Testing as thinking

What can TDD actually do for you?

I got to thinking about all of the ire I often see directed toward Test Driven Development (TDD). Developers tend to consider the “write the test first” dogma to be unhelpful–too picky for people who actually want to ship products.

I totally understand. Nobody likes something that exists only as a set of obtrusive, mechanical, seemingly regressive rules. (This is tilting at windmills, though. Nobody got fired for forgetting to write their test before their implementation.) I don’t want to even sell you on test-first engineering.

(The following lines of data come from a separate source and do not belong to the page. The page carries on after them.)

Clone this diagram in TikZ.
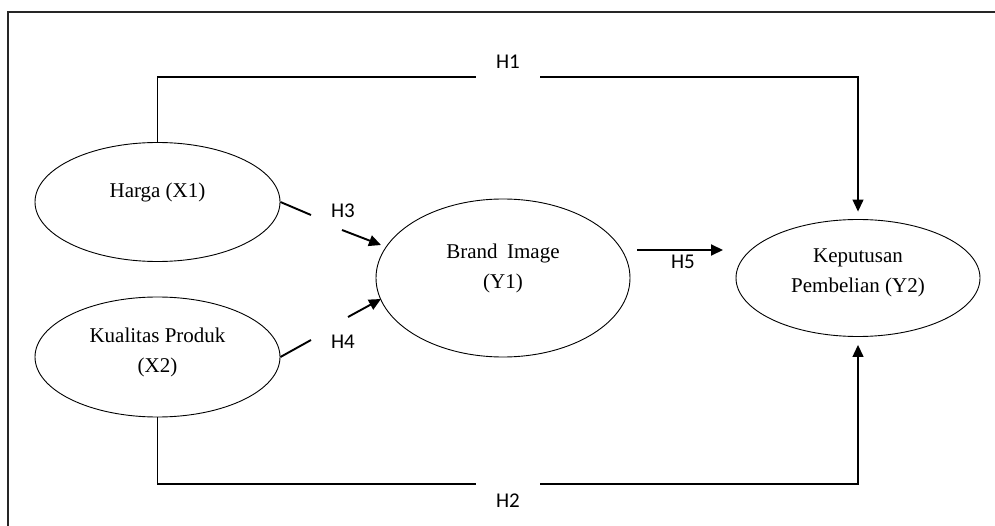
\documentclass[tikz,border=0pt]{standalone}
\usepackage{fontspec}
\setmainfont{Liberation Serif}
\newfontfamily\hfont{Carlito}
\usetikzlibrary{shapes.geometric,arrows.meta}
\begin{document}
\begin{tikzpicture}[x=1pt,y=-1pt,
  ell/.style={draw, ellipse, line width=0.9pt, inner sep=0pt},
  txt/.style={font=\fontsize{21}{30}\selectfont, align=center, inner sep=0pt},
  hlab/.style={font=\hfont\fontsize{21}{25}\selectfont, inner sep=0pt},
  conn/.style={line width=1.3pt},
  arr/.style={line width=1.9pt},
  tip/.style={-{Triangle[length=12pt,width=11pt]}}
]
\useasboundingbox (0,0) rectangle (995,526);
% frame
\draw[line width=1.6pt, black!85] (8,526) -- (8,12) -- (995,12);

% construct ellipses
\node[ell, minimum width=245pt, minimum height=119pt] (X1) at (157.5,202) {};
\node[ell, minimum width=245pt, minimum height=120pt] (X2) at (157.5,357) {};
\node[ell, minimum width=254pt, minimum height=158pt] (Y1) at (503,278) {};
\node[ell, minimum width=244pt, minimum height=117pt] (Y2) at (858,278) {};

% texts
\node[txt] (X1t) at ([yshift=10pt]X1.center) {Harga (X1)};
\node[txt] (X2t) at ([yshift=5pt]X2.center) {Kualitas Produk\\(X2)};
\node[txt] (Y1t) at ([yshift=10pt]Y1.center) {Brand\hspace{0.45em}Image\\(Y1)};
\node[txt] (Y2t) at ([yshift=5pt]Y2.center) {Keputusan\\Pembelian (Y2)};

% hypothesis labels
\node[hlab] (H1) at (508,62) {H1};
\node[hlab] (H2) at (508,501) {H2};
\node[hlab] (H3) at (343,211) {H3};
\node[hlab] (H4) at (343,342) {H4};
\node[hlab] (H5) at (683,262) {H5};

% gap coordinates
\coordinate (h1a) at (476,77);
\coordinate (h1b) at (540,77);
\coordinate (h2a) at (476,484);
\coordinate (h2b) at (540,484);
\coordinate (h3a) at (311,215);
\coordinate (h3b) at (342,230);
\coordinate (h3c) at (381,245);
\coordinate (h4a) at (311,340);
\coordinate (h4b) at (348,317);
\coordinate (h4c) at (381,299);
\coordinate (h5a) at (637,250);
\coordinate (h5b) at (723,250);

% H1
\draw[conn] (X1.north) |- (h1a);
\draw[conn, tip, shorten >=7.5pt] (h1b) -| (Y2.north);
% H2
\draw[conn] (X2.south) |- (h2a);
\draw[conn, tip, shorten >=8pt] (h2b) -| (Y2.south);
% H3
\draw[arr] (X1.east) -- (h3a);
\draw[arr, tip] (h3b) -- (h3c);
% H4
\draw[arr] (X2.east) -- (h4a);
\draw[arr, tip] (h4b) -- (h4c);
% H5
\draw[arr, tip] (h5a) -- (h5b);
\end{tikzpicture}
\end{document}
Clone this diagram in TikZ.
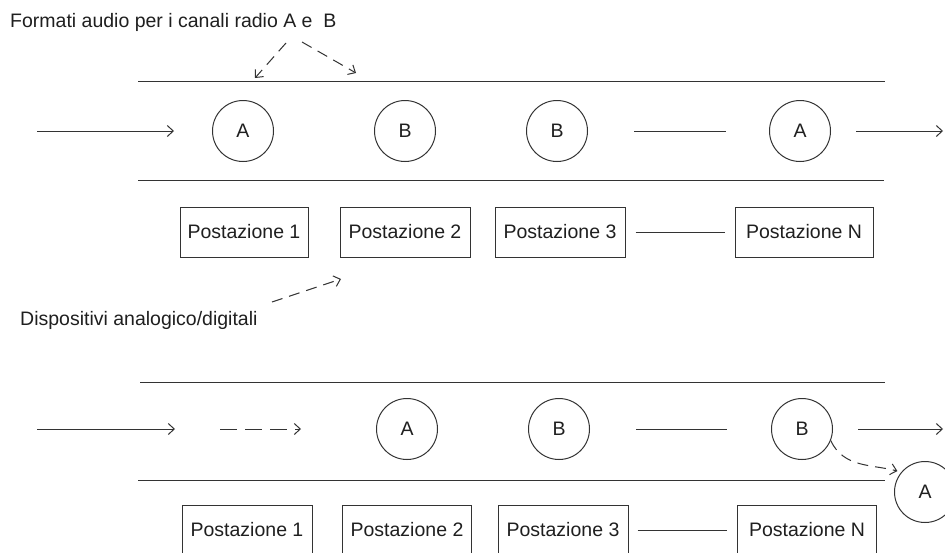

I almost never do that!

As I see more and more PRs, systems, and code, however, I’ve begun embracing the importance of coding with an eye toward long-term support. Writing code to make a product to get a business started is easy mode. Writing code that’s not a bear to maintain is almost a completely different task. In my experience, a key difference between difficult code and clear code involves how the original author approached testing.

The average developer fresh from boot camp knows how to ship. It’s in their bones, and probably part of the reason they took to web development in the first place! On the flip side, it’s rare that a junior has written more than a handful of tests in their career before signing up to work on a full-blown web application. Anything that can get in the way of an engineer’s ability to understand and ship code is a fast track to imposter syndrome, especially if it’s affecting a person’s ticket throughput.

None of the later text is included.